In East Africa we have the East African Community which aims to be like the EU, but Tanzania is stalling on this issue because she also belongs to SADC. The community is looking to do away with visas and to cross the borders you only have to have your ID. Currently we are composed of Kenya, Uganda, Rwanda, Burundi, Tanzania and possibly South Sudan and Somalia. Also the governments of these countries are looking to make Swahili Education compulsory, a state enjoyed by only Kenya and Tanzania. The EAC has a government, a court, a president, ministers and judges and even an anthem.

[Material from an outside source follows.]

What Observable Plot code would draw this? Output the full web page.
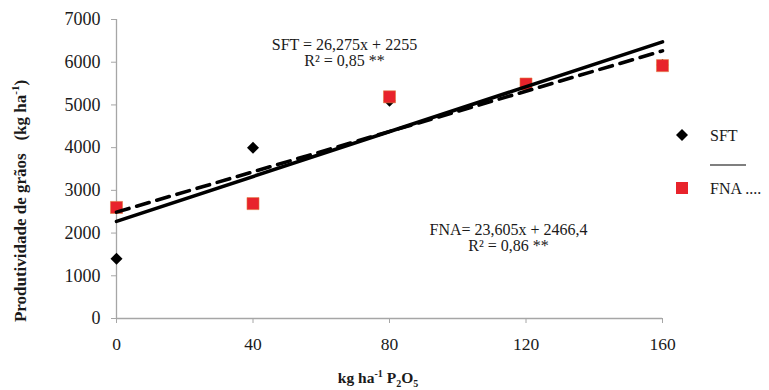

Tanzania are also looking to do away with teaching in English and teaching it as a second language, however Swahili doesn't have as large a vocabulary, so it may take decades to achieve that.

As for the Somalis, currently the whole Somalia territory is composed of Somaliland, Jubaland, Puntland and the Mogadishu controlled territory, so it isn't even a united republic as we speak. Further the Somalis are found in Kenya, Ethiopia and Djibouti/Eritrea, so IMO I think that the Al-Shabaab and their warring clan counterparts still lay claim over these foreign-owned territories, they are large territories although they are semi-arid regions, so while tribalism escapes them, they suffer from religious extremism and a somewhat "racial superiority complex". A significant number of Somalis, Ethiopians, Djiboutians, Eritreans and Northern Sudanese or people from the horn suffer from this complex, whereby they believe that they are better than their neighbouring Bantus and Nilotes, or any other group with similar customs, due to issues like religion, culture, slavery and even beauty. This is East Africa in a nutshell, but we are still soldiering on in the spirit of pan-africanism.